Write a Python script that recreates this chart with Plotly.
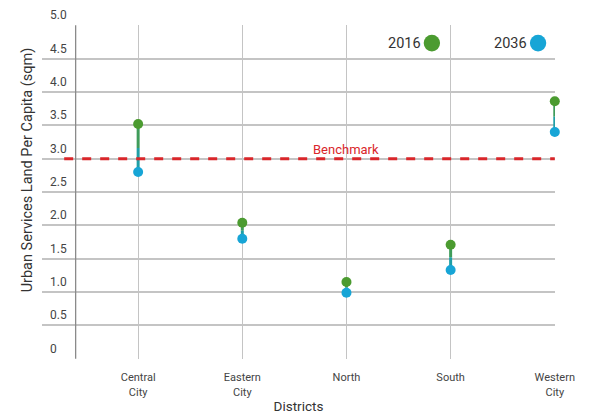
import plotly.graph_objects as go

# Données
districts = ['Central<br>City', 'Eastern<br>City', 'North', 'South', 'Western<br>City']
val_2016 = [3.52, 2.04, 1.15, 1.71, 3.86]
val_2036 = [2.80, 1.80, 0.99, 1.33, 3.40]
benchmark = 3.0
y_ticks = [0, 0.5, 1.0, 1.5, 2.0, 2.5, 3.0, 3.5, 4.0, 4.5, 5.0]
y_ticktext = ['0', '0.5', '1.0', '1.5', '2.0', '2.5', '3.0', '3.5', '4.0', '4.5', '5.0']

green = '#4b9b30'
blue = '#17a5d6'
teal = '#1f9fa6'
x_pos = list(range(len(districts)))

fig = go.Figure()

# Traits reliant 2016 et 2036 (moitié haute verte, moitié basse bleu-vert)
for i in x_pos:
    mid = (val_2016[i] + val_2036[i]) / 2
    fig.add_trace(go.Scatter(x=[i, i], y=[val_2016[i], mid], mode='lines',
                             line=dict(color='#3f9c5a', width=3), showlegend=False, hoverinfo='skip'))
    fig.add_trace(go.Scatter(x=[i, i], y=[mid, val_2036[i]], mode='lines',
                             line=dict(color=teal, width=3), showlegend=False, hoverinfo='skip'))

# Ligne de référence
fig.add_trace(go.Scatter(x=[-0.71, 4], y=[benchmark, benchmark], mode='lines',
                         line=dict(color='#d9262a', width=3, dash='dash'), showlegend=False))

fig.add_trace(go.Scatter(x=x_pos, y=val_2016, mode='markers', name='2016',
                         marker=dict(color=green, size=10), showlegend=False, cliponaxis=False))
fig.add_trace(go.Scatter(x=x_pos, y=val_2036, mode='markers', name='2036',
                         marker=dict(color=blue, size=10), showlegend=False, cliponaxis=False))

# Ligne verticale gauche
fig.add_shape(type='line', x0=-0.6, x1=-0.6, y0=0, y1=5, xref='x', yref='y',
              line=dict(color='#8a8a8a', width=1.3))

fig.add_annotation(x=2.0, y=benchmark, text='Benchmark', showarrow=False, yanchor='bottom',
                   font=dict(color='#d9262a', size=13))

# Étiquettes de l'axe Y au-dessus des lignes
for v, t in zip(y_ticks, y_ticktext):
    fig.add_annotation(x=0.012, y=v, xref='paper', yref='y', text=t, showarrow=False,
                       xanchor='left', yanchor='bottom', yshift=1,
                       font=dict(size=12, color='#444'))

# Légende manuelle
for label, color, px_x in [('2016', green, 0.760), ('2036', blue, 0.967)]:
    fig.add_annotation(x=px_x - 0.018, y=0.946, xref='paper', yref='paper', text=label,
                       showarrow=False, xanchor='right', yanchor='middle',
                       font=dict(size=14.5, color='#333'))
    fig.add_shape(type='circle', xref='paper', yref='paper',
                  x0=px_x - 0.016, x1=px_x + 0.016, y0=0.946 - 0.025, y1=0.946 + 0.025,
                  fillcolor=color, line=dict(width=0))

fig.add_annotation(x=-0.047, y=0.566, xref='paper', yref='paper', text='Urban Services Land Per Capita (sqm)',
                   textangle=-90, showarrow=False, font=dict(size=14.5, color='#333'))

# La page ajoute 8 px de marge : la figure est réduite d'autant
fig.update_layout(
    width=581, height=408,
    margin=dict(l=34, r=34, t=17, b=57),
    plot_bgcolor='white', paper_bgcolor='white',
    font=dict(family='Roboto', color='#444'),
    xaxis=dict(range=[-0.923, 4.002], tickvals=x_pos, ticktext=districts, showgrid=True,
               gridcolor='#c4c4c4', gridwidth=1, zeroline=False, showline=False, automargin=False,
               tickfont=dict(size=11, color='#444'), ticks='outside', ticklen=8, tickcolor='white',
               title=dict(text='Districts', font=dict(size=13.5, color='#333'), standoff=4)),
    yaxis=dict(range=[-0.004, 5.004], tickvals=y_ticks, showticklabels=False, showgrid=True,
               gridcolor='#c4c4c4', gridwidth=1.5, zeroline=False, showline=False, automargin=False),
)

fig.write_html("out.html")
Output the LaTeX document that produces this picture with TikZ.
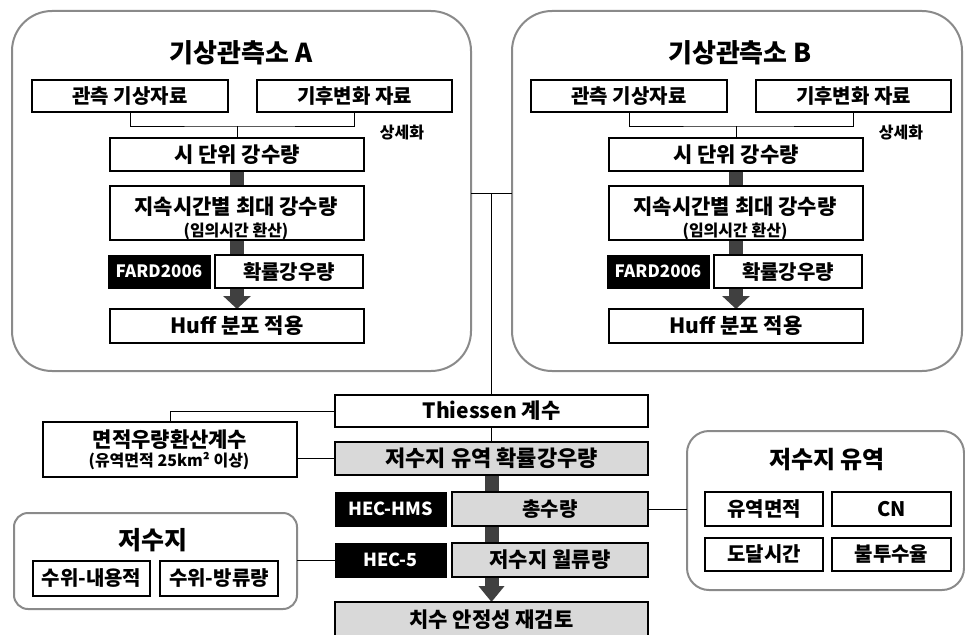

PROBLEM: All lines from the start of the entries through the one with "font=dict(size=12, color='#444'))" are to be output exactly; omit the pictures.

TASK SOLUTION:
Write a Python script that recreates this chart with Plotly.
import plotly.graph_objects as go

# Données
districts = ['Central<br>City', 'Eastern<br>City', 'North', 'South', 'Western<br>City']
val_2016 = [3.52, 2.04, 1.15, 1.71, 3.86]
val_2036 = [2.80, 1.80, 0.99, 1.33, 3.40]
benchmark = 3.0
y_ticks = [0, 0.5, 1.0, 1.5, 2.0, 2.5, 3.0, 3.5, 4.0, 4.5, 5.0]
y_ticktext = ['0', '0.5', '1.0', '1.5', '2.0', '2.5', '3.0', '3.5', '4.0', '4.5', '5.0']

green = '#4b9b30'
blue = '#17a5d6'
teal = '#1f9fa6'
x_pos = list(range(len(districts)))

fig = go.Figure()

# Traits reliant 2016 et 2036 (moitié haute verte, moitié basse bleu-vert)
for i in x_pos:
    mid = (val_2016[i] + val_2036[i]) / 2
    fig.add_trace(go.Scatter(x=[i, i], y=[val_2016[i], mid], mode='lines',
                             line=dict(color='#3f9c5a', width=3), showlegend=False, hoverinfo='skip'))
    fig.add_trace(go.Scatter(x=[i, i], y=[mid, val_2036[i]], mode='lines',
                             line=dict(color=teal, width=3), showlegend=False, hoverinfo='skip'))

# Ligne de référence
fig.add_trace(go.Scatter(x=[-0.71, 4], y=[benchmark, benchmark], mode='lines',
                         line=dict(color='#d9262a', width=3, dash='dash'), showlegend=False))

fig.add_trace(go.Scatter(x=x_pos, y=val_2016, mode='markers', name='2016',
                         marker=dict(color=green, size=10), showlegend=False, cliponaxis=False))
fig.add_trace(go.Scatter(x=x_pos, y=val_2036, mode='markers', name='2036',
                         marker=dict(color=blue, size=10), showlegend=False, cliponaxis=False))

# Ligne verticale gauche
fig.add_shape(type='line', x0=-0.6, x1=-0.6, y0=0, y1=5, xref='x', yref='y',
              line=dict(color='#8a8a8a', width=1.3))

fig.add_annotation(x=2.0, y=benchmark, text='Benchmark', showarrow=False, yanchor='bottom',
                   font=dict(color='#d9262a', size=13))

# Étiquettes de l'axe Y au-dessus des lignes
for v, t in zip(y_ticks, y_ticktext):
    fig.add_annotation(x=0.012, y=v, xref='paper', yref='y', text=t, showarrow=False,
                       xanchor='left', yanchor='bottom', yshift=1,
                       font=dict(size=12, color='#444'))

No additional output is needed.